SOURCE MATERIAL:
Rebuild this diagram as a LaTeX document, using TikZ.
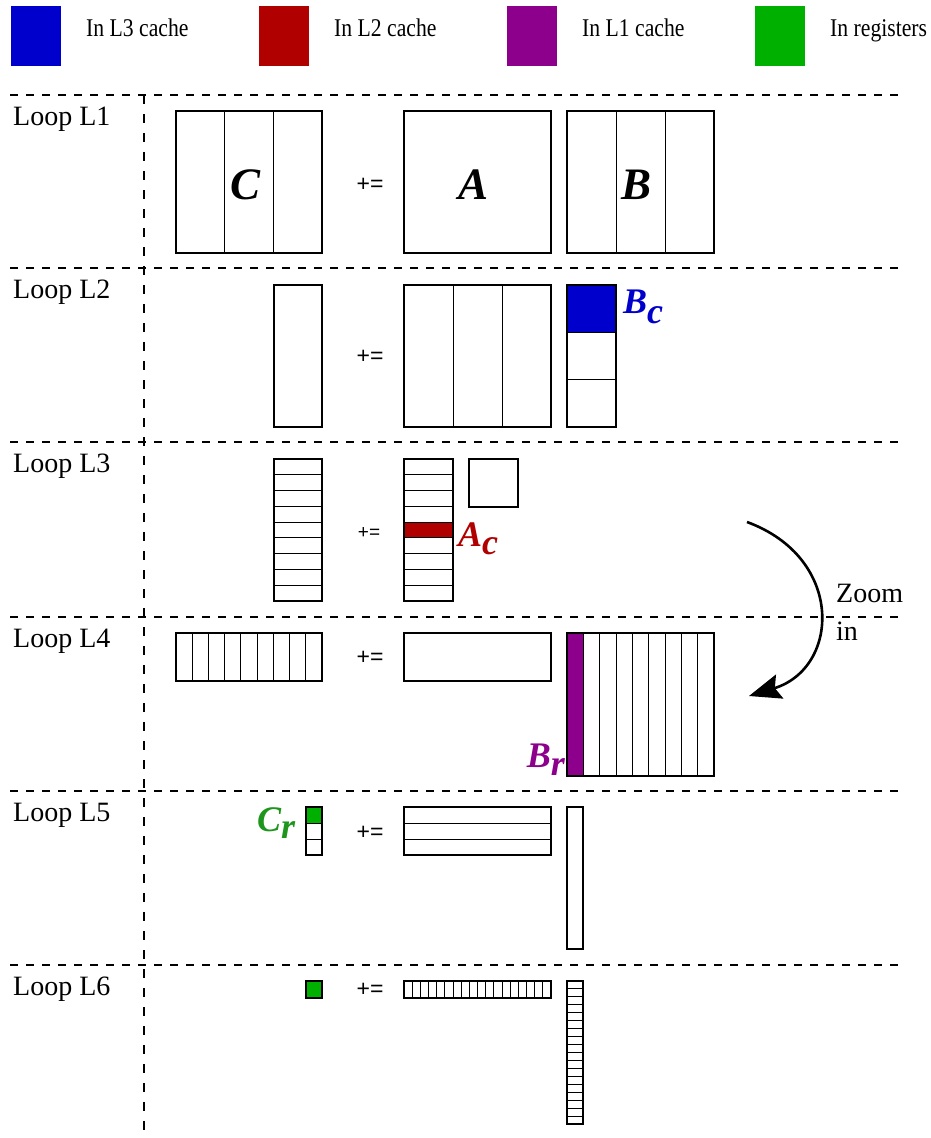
\documentclass[tikz,border=0pt]{standalone}
\usepackage{fontspec}
\setmainfont{Liberation Serif}
\newfontfamily\opfont{Liberation Sans}
\usetikzlibrary{arrows.meta}

\definecolor{lthree}{RGB}{0,0,204}
\definecolor{ltwo}{RGB}{176,0,0}
\definecolor{lone}{RGB}{140,0,140}
\definecolor{regs}{RGB}{0,176,0}
\definecolor{regtext}{RGB}{30,150,30}

% grid helpers: rectangle (x1,y1)-(x2,y2) cut into n columns / rows
\newcommand\colgrid[5]{%
  \foreach \k in {1,...,#5}{\ifnum\k<#5\relax
    \draw[cell] ({#1+(#3-#1)*\k/#5},#2) -- ({#1+(#3-#1)*\k/#5},#4);\fi}
  \draw[mat] (#1,#2) rectangle (#3,#4);}
\newcommand\rowgrid[5]{%
  \foreach \k in {1,...,#5}{\ifnum\k<#5\relax
    \draw[cell] (#1,{#2+(#4-#2)*\k/#5}) -- (#3,{#2+(#4-#2)*\k/#5});\fi}
  \draw[mat] (#1,#2) rectangle (#3,#4);}
\newcommand\legendtext[1]{\scalebox{0.85}[1]{#1}}

\begin{document}
\begin{tikzpicture}[x=1pt,y=-1pt,
  mat/.style={line width=1.4pt},
  cell/.style={line width=1.0pt},
  sep/.style={line width=1.3pt,dash pattern=on 8pt off 8pt},
  vsep/.style={line width=1.3pt,dash pattern=on 9pt off 10pt},
  looplbl/.style={anchor=base west,inner sep=0,font=\fontsize{28}{28}\selectfont},
  legtext/.style={anchor=base west,inner sep=0,font=\fontsize{25.5}{25.5}\selectfont},
  op/.style={inner sep=0,font=\opfont\fontsize{23}{23}\selectfont},
  bigname/.style={inner sep=0,font=\fontsize{45}{45}\selectfont\bfseries\itshape},
  blockname/.style={inner sep=0,font=\fontsize{36}{36}\selectfont\bfseries\itshape},
  zoomtext/.style={anchor=base west,inner sep=0,font=\fontsize{28}{28}\selectfont}]
\useasboundingbox (0,0) rectangle (931,1138);

% legend
\fill[lthree] (11,6) rectangle (61,66);
\node[legtext] (leg3) at (86,36) {\legendtext{In L3 cache}};
\fill[ltwo] (259,6) rectangle (309,66);
\node[legtext] (leg2) at (334,36) {\legendtext{In L2 cache}};
\fill[lone] (507,6) rectangle (557,66);
\node[legtext] (leg1) at (582,36) {\legendtext{In L1 cache}};
\fill[regs] (755,6) rectangle (805,66);
\node[legtext] (legr) at (830,36) {\legendtext{In registers}};

% loop separators
\foreach \y in {95,268,442,617,791,965}
  \draw[sep] (10,\y) -- (905,\y);
\draw[vsep] (144,95) -- (144,1132);

% loop labels
\node[looplbl] (l1) at (13,125) {Loop L1};
\node[looplbl] (l2) at (13,298) {Loop L2};
\node[looplbl] (l3) at (13,472) {Loop L3};
\node[looplbl] (l4) at (13,647) {Loop L4};
\node[looplbl] (l5) at (13,821) {Loop L5};
\node[looplbl] (l6) at (13,995) {Loop L6};

% ---- loop L1
\colgrid{176}{111}{322}{253}{3}
\node[op] (op1) at (370,185) {+=};
\draw[mat] (404,111) rectangle (551,253);
\colgrid{567}{111}{714}{253}{3}
\node[bigname] (nC) at (246,185) {C};
\node[bigname] (nA) at (474,185) {A};
\node[bigname] (nB) at (637,185) {B};

% ---- loop L2
\draw[mat] (274,285) rectangle (322,427);
\node[op] (op2) at (370,357) {+=};
\colgrid{404}{285}{551}{427}{3}
\fill[lthree] (567,285) rectangle (616,332);
\rowgrid{567}{285}{616}{427}{3}
\node[blockname,text=lthree,anchor=base west] (nBc) at (623,313) {B\raisebox{-10pt}{c}};

% ---- loop L3
\rowgrid{274}{459}{322}{601}{9}
\node[op,font=\opfont\fontsize{19}{19}\selectfont] (op3) at (369,533) {+=};
\fill[ltwo] ({404},{459+142*4/9}) rectangle ({453},{459+142*5/9});
\rowgrid{404}{459}{453}{601}{9}
\draw[mat] (469,459) rectangle (518,507);
\node[blockname,text=ltwo,anchor=base west] (nAc) at (458,546) {A\raisebox{-8pt}{c}};

% ---- loop L4
\colgrid{176}{633}{322}{681}{9}
\node[op] (op4) at (370,658) {+=};
\draw[mat] (404,633) rectangle (551,681);
\fill[lone] (567,633) rectangle ({567+147/9},776);
\colgrid{567}{633}{714}{776}{9}
\node[blockname,text=lone,anchor=base east] (nBr) at (565,767) {B\raisebox{-8pt}{r}};

% ---- loop L5
\fill[regs] (306,807) rectangle (322,823);
\rowgrid{306}{807}{322}{855}{3}
\node[op] (op5) at (370,833) {+=};
\rowgrid{404}{807}{551}{855}{3}
\draw[mat] (567,807) rectangle (583,949);
\node[blockname,text=regtext,anchor=base west] (nCr) at (257,831) {C\raisebox{-7pt}{r}};

% ---- loop L6
\filldraw[mat,fill=regs] (306,981) rectangle (322,998);
\node[op] (op6) at (370,990) {+=};
\colgrid{404}{981}{551}{998}{18}
\rowgrid{567}{981}{583}{1124}{18}

% zoom arrow
\coordinate (zs) at (747,522);
\coordinate (zt) at (749,696);
\draw[line width=2.6pt,-{Stealth[length=32pt,width=25pt,inset=5pt]}]
  (zs) .. controls (845,558) and (840,668) .. (zt);
\node[zoomtext] (zl1) at (836,602) {Zoom};
\node[zoomtext] (zl2) at (836,640) {in};
\end{tikzpicture}
\end{document}
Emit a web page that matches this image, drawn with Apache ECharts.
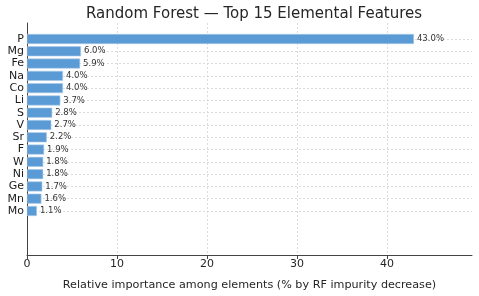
<!DOCTYPE html>
<html><head><meta charset="utf-8">
<script src="https://cdn.jsdelivr.net/npm/echarts@6/dist/echarts.min.js"></script>
<style>html,body{margin:0;padding:0;background:#fff}#c{width:479px;height:296px}</style>
</head><body><div id="c"></div>
<script>
const categories = ['P','Mg','Fe','Na','Co','Li','S','V','Sr','F','W','Ni','Ge','Mn','Mo'];
const values = [43.0, 6.0, 5.9, 4.0, 4.0, 3.7, 2.8, 2.7, 2.2, 1.9, 1.8, 1.8, 1.7, 1.6, 1.1];
const xTicks = [0, 10, 20, 30, 40];
const xMax = 49.45;
const FONT = 'DejaVu Sans';
const chart = echarts.init(document.getElementById('c'), null, {renderer: 'canvas'});
chart.setOption({
  animation: false,
  backgroundColor: '#fff',
  title: {text: 'Random Forest \u2014 Top 15 Elemental Features', left: 81, top: 2,
    textStyle: {fontFamily: FONT, fontSize: 15, fontWeight: 'normal', color: '#262626'}},
  grid: [
    {left: 27, right: 7, top: 23, bottom: 41},
    {left: 27, right: 7, top: 39, bottom: 85}
  ],
  xAxis: [
    {gridIndex: 0, type: 'value', min: 0, max: xMax, interval: 10,
      axisLine: {show: true, lineStyle: {color: '#444', width: 1}},
      axisTick: {show: true, length: 4, lineStyle: {color: '#444'},
        customValues: xTicks},
      axisLabel: {fontFamily: FONT, fontSize: 11, color: '#262626', margin: 4, customValues: xTicks},
      splitLine: {show: true, lineStyle: {color: '#d4d4d4', type: [2, 2], width: 0.8}},
      name: 'Relative importance among elements (% by RF impurity decrease)',
      nameLocation: 'middle', nameGap: 25,
      nameTextStyle: {fontFamily: FONT, fontSize: 11.2, color: '#262626'}},
    {gridIndex: 1, type: 'value', min: 0, max: xMax, show: false}
  ],
  yAxis: [
    {gridIndex: 0, type: 'value', min: 0, max: 1,
      axisLine: {show: true, lineStyle: {color: '#444', width: 1}},
      axisTick: {show: false}, axisLabel: {show: false}, splitLine: {show: false}},
    {gridIndex: 1, type: 'category', data: categories, inverse: true, boundaryGap: false,
      axisLine: {show: false},
      axisTick: {show: true, inside: true, length: 3, lineStyle: {color: '#444'}},
      axisLabel: {fontFamily: FONT, fontSize: 11, color: '#1a1a1a', margin: 3, interval: 0},
      splitLine: {show: true, lineStyle: {color: '#d4d4d4', type: [2, 2], width: 0.8}}}
  ],
  series: [{
    type: 'bar', xAxisIndex: 1, yAxisIndex: 1, data: values, barWidth: 10,
    itemStyle: {color: '#5b9bd5', borderColor: '#a9c9e8', borderWidth: 0.6},
    label: {show: true, position: 'right', distance: 3, fontFamily: FONT, fontSize: 8.5, color: '#333',
      formatter: p => p.value.toFixed(1) + '%'}
  }]
});
</script></body></html>
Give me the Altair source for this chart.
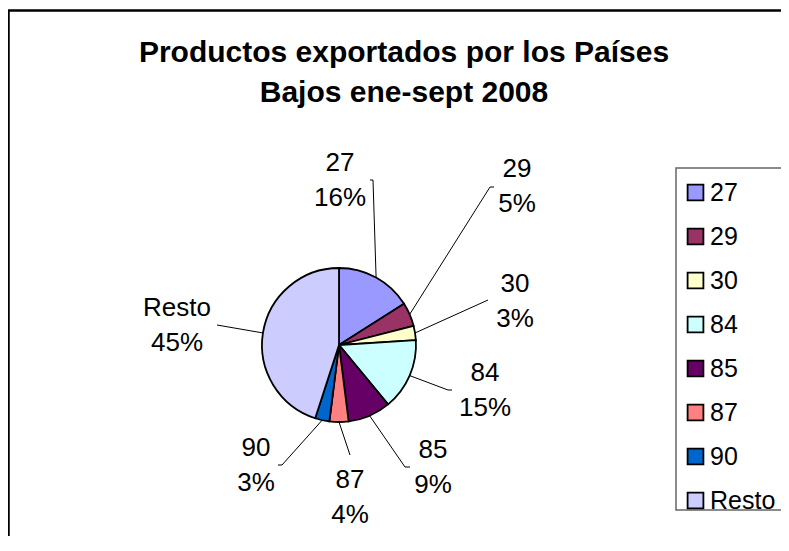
import math
import altair as alt
import pandas as pd

# ---- data ----
categories = ["27", "29", "30", "84", "85", "87", "90", "Resto"]
shares = [16, 5, 3, 15, 9, 4, 3, 45]
colors = ["#9999FF", "#993366", "#FFFFCC", "#CCFFFF", "#660066", "#FF8080", "#0066CC", "#CCCCFF"]
title_lines = ["Productos exportados por los Países", "Bajos ene-sept 2008"]

# ---- layout (page pixel coordinates) ----
FONT = "Liberation Sans"
W, H = 773, 528
CX, CY, R = 339, 345, 77
# label block centres as offsets from the pie centre
label_offsets = [(1, -165), (178, -159), (176, -44), (146, 45), (94, 122), (11, 152), (-83, 120), (-162, -20)]
# leader line bends/ends as offsets from the pie centre
leader_offsets = [
    [(34, -165), (31, -165)],
    [(151, -158), (155, -158)],
    [(149, -45)],
    [(109, 45), (113, 45)],
    [(66, 122), (71, 122)],
    [(11, 110)],
    [(-57, 120), (-61, 120)],
    [(-122, -20)],
]

total = sum(shares)
pie_df = pd.DataFrame({"cat": categories, "share": shares, "idx": range(len(categories))})

lab_rows, line_rows = [], []
cum = 0
for i, (c, s) in enumerate(zip(categories, shares)):
    mid = (cum + s / 2) / total * 2 * math.pi
    cum += s
    dx, dy = label_offsets[i]
    lab_rows.append({"x": CX + dx, "y": CY + dy, "text": f"{c}\n{s}%"})
    line_rows.append({"cat": c, "seq": 0, "x": CX + R * math.sin(mid), "y": CY - R * math.cos(mid)})
    for k, (ox, oy) in enumerate(leader_offsets[i]):
        line_rows.append({"cat": c, "seq": k + 1, "x": CX + ox, "y": CY + oy})
lab_df = pd.DataFrame(lab_rows)
line_df = pd.DataFrame(line_rows)

# frames: right/bottom edges lie outside the picture, as in the reference
frame_df = pd.DataFrame([
    {"x": 8.5, "x2": 820, "y": 10.5, "y2": 580, "kind": "outer"},
    {"x": 676, "x2": 820, "y": 168, "y2": 510, "kind": "legend"},
])

xs = alt.Scale(domain=[8, 8 + W], nice=False, zero=False)
ys = alt.Scale(domain=[8, 8 + H], nice=False, zero=False, reverse=True)

pie = alt.Chart(pie_df).mark_arc(outerRadius=R, stroke="black", strokeWidth=1.8).encode(
    theta=alt.Theta("share:Q", stack=True),
    order=alt.Order("idx:Q"),
    color=alt.Color(
        "cat:N",
        scale=alt.Scale(domain=categories, range=colors),
        sort=categories,
        legend=alt.Legend(
            title=None, orient="none", legendX=683 - 8, legendY=180 - 8,
            symbolType="square", symbolSize=250, symbolStrokeColor="black",
            symbolStrokeWidth=1.8, labelFontSize=25, labelFont=FONT, labelColor="black",
            rowPadding=18, labelOffset=2, padding=0, symbolOffset=0, labelLimit=300,
        ),
    ),
    x=alt.value(CX - 8),
    y=alt.value(CY - 8),
)

lines = alt.Chart(line_df).mark_line(color="black", strokeWidth=1).encode(
    x=alt.X("x:Q", scale=xs, axis=None),
    y=alt.Y("y:Q", scale=ys, axis=None),
    detail="cat:N",
    order="seq:Q",
)

labels = alt.Chart(lab_df).mark_text(
    font=FONT, fontSize=26, lineBreak="\n", lineHeight=35, align="center",
    baseline="middle", color="black", dy=-17.5,
).encode(x=alt.X("x:Q", scale=xs, axis=None), y=alt.Y("y:Q", scale=ys, axis=None), text="text:N")

outer = alt.Chart(frame_df).transform_filter("datum.kind == 'outer'").mark_rect(
    fillOpacity=0, stroke="black", strokeWidth=2.5
).encode(x=alt.X("x:Q", scale=xs, axis=None), x2="x2:Q", y=alt.Y("y:Q", scale=ys, axis=None), y2="y2:Q")

legframe = alt.Chart(frame_df).transform_filter("datum.kind == 'legend'").mark_rect(
    fillOpacity=0, stroke="#666666", strokeWidth=1.5
).encode(x=alt.X("x:Q", scale=xs, axis=None), x2="x2:Q", y=alt.Y("y:Q", scale=ys, axis=None), y2="y2:Q")

title_df = pd.DataFrame({"t": ["\n".join(title_lines)]})
title = alt.Chart(title_df).mark_text(
    font=FONT, fontSize=30, fontWeight="bold", lineBreak="\n", lineHeight=40,
    align="center", baseline="alphabetic", color="black",
).encode(x=alt.value(404 - 8), y=alt.value(62 - 8), text="t:N")

chart = alt.layer(outer, legframe, title, lines, pie, labels).properties(
    width=W, height=H, autosize=alt.AutoSizeParams(type="none"), padding=0
).configure_view(stroke=None)

chart.save("out.html", embed_options={"renderer": "svg", "actions": False})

CHALLENGE: Report how many lines in the data include the word "this", and give nothing but the count.

WRITTEN RESPONSE: 3